OLEH KORNELIS KEWA AMA & SAMUEL OKTORA

Perempuan Mandiri Desa (PMD) lahir bulan April 2004 dan beranggotakan 15 orang. Dari jumlah tersebut, 10 orang di antaranya adalah "orangtua tunggal" karena suami mereka merantau ke Malaysia tanpa kabar berita.

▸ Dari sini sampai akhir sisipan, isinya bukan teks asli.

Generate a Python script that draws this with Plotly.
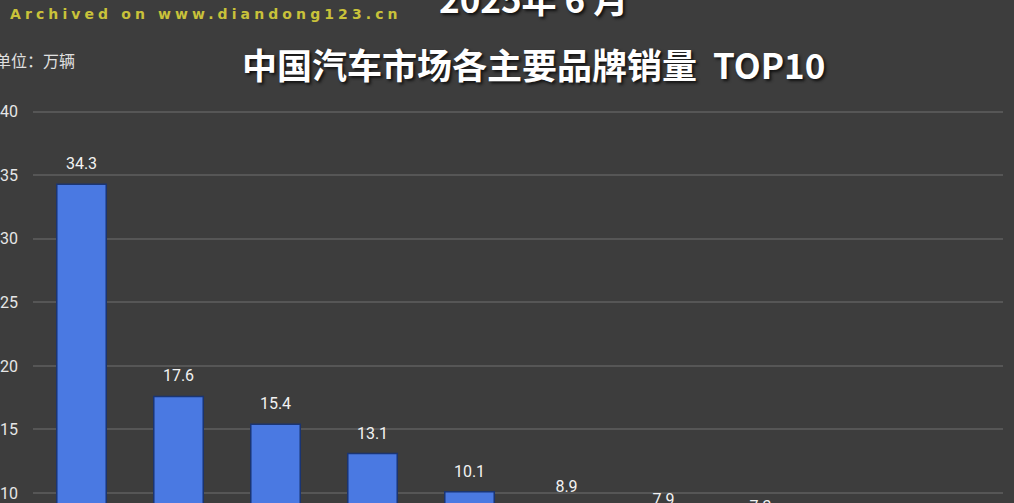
import plotly.graph_objects as go

brands = ["比亚迪", "吉利汽车", "一汽-大众", "长安汽车", "奇瑞汽车", "丰田", "上汽大众", "五菱", "特斯拉", "本田"]
sales = [34.3, 17.6, 15.4, 13.1, 10.1, 8.9, 7.9, 7.3, 6.7, 6.3]
tick_vals = [10, 15, 20, 25, 30, 35, 40]
tick_text = ["10", "15", "20", "25", "30", "35", "40"]

W, H = 1014, 503
L, R = 28, 11
y_lo, y_hi = 9.21, 48.8
label_gap = 1.5  # label centre above bar top, in data units

fig = go.Figure()
fig.add_trace(go.Bar(
    x=brands, y=sales,
    marker=dict(color="#4a79e2", line=dict(color="#1b3572", width=1.5)),
    width=0.51,
    hoverinfo="skip",
))
fig.add_trace(go.Scatter(
    x=brands, y=[v + label_gap for v in sales],
    mode="text",
    text=[f"{v:.1f}" for v in sales],
    textposition="middle center",
    textfont=dict(family="Roboto, Liberation Sans, sans-serif", size=16, color="#f2f2f2"),
    cliponaxis=True,
    hoverinfo="skip",
))

def px_x(px):
    return (px - L) / (W - L - R)

def px_y(py):
    return 1 - py / H

title_font = dict(family="Noto Sans CJK SC", size=35, color="#ffffff", weight="bold",
                  shadow="2px 2px 3px #111111")

fig.update_layout(
    width=W, height=H,
    margin=dict(l=L, r=R, t=0, b=0, pad=0),
    paper_bgcolor="#3d3d3d",
    plot_bgcolor="rgba(0,0,0,0)",
    showlegend=False,
    xaxis=dict(visible=False, range=[-0.5, 9.5]),
    yaxis=dict(
        range=[y_lo, y_hi],
        tickvals=tick_vals, ticktext=tick_text,
        showgrid=True, gridcolor="#565656", gridwidth=1.5,
        zeroline=False, showline=False,
        ticks="", ticklabelstandoff=14,
        tickfont=dict(family="Roboto, Liberation Sans, sans-serif", size=16, color="#e6e6e6"),
    ),
    annotations=[
        dict(text="中国汽车市场各主要品牌销量\u00a0\u00a0TOP10", xref="paper", yref="paper",
             x=px_x(531), y=px_y(64), xanchor="center", yanchor="middle", showarrow=False,
             font=title_font),
        dict(text="2025年 6 月", xref="paper", yref="paper",
             x=px_x(531), y=px_y(-2), xanchor="center", yanchor="middle", showarrow=False,
             font=title_font),
        dict(text="单位：万辆", xref="paper", yref="paper",
             x=px_x(72), y=px_y(60), xanchor="right", yanchor="middle", showarrow=False,
             font=dict(family="Noto Sans CJK SC", size=16, color="#e0e0e0")),
        dict(text='<span style="letter-spacing:4.1px">Archived on www.diandong123.cn</span>',
             xref="paper", yref="paper",
             x=px_x(3), y=px_y(14), xanchor="left", yanchor="middle", showarrow=False,
             font=dict(family="DejaVu Sans", size=14, color="#c9c23a", weight="bold")),
    ],
)

fig.write_html(
    "out.html",
    config={"displayModeBar": False},
    post_script="document.body.style.margin='0';document.body.style.overflow='hidden';",
)
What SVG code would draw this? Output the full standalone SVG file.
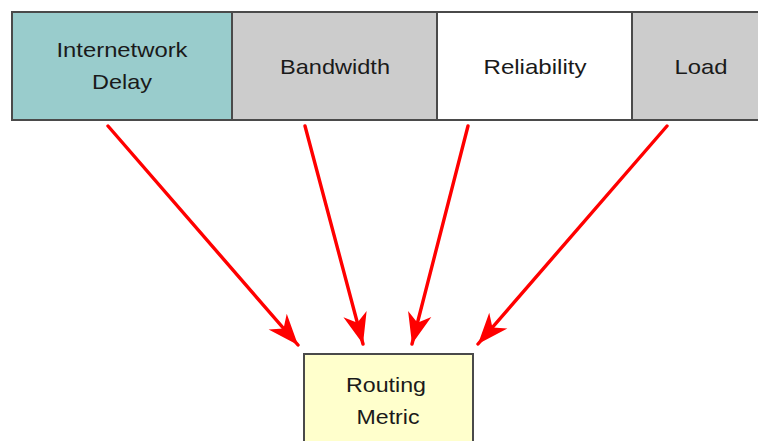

     "Ketika itu kondisi ekonomi keluarga kami morat-marit. anak-anak menuntut uang jajan, pakaian baru, dan kebutuhan lain. Ini membuat biaya hidup kami terus meningkat. Padahal, para suami yang pergi bekerja sejak pagi dan pulang sore hari tetap tidak jelas penghasilannya," ungkap perempuan yang akrab dipanggil Jut ini.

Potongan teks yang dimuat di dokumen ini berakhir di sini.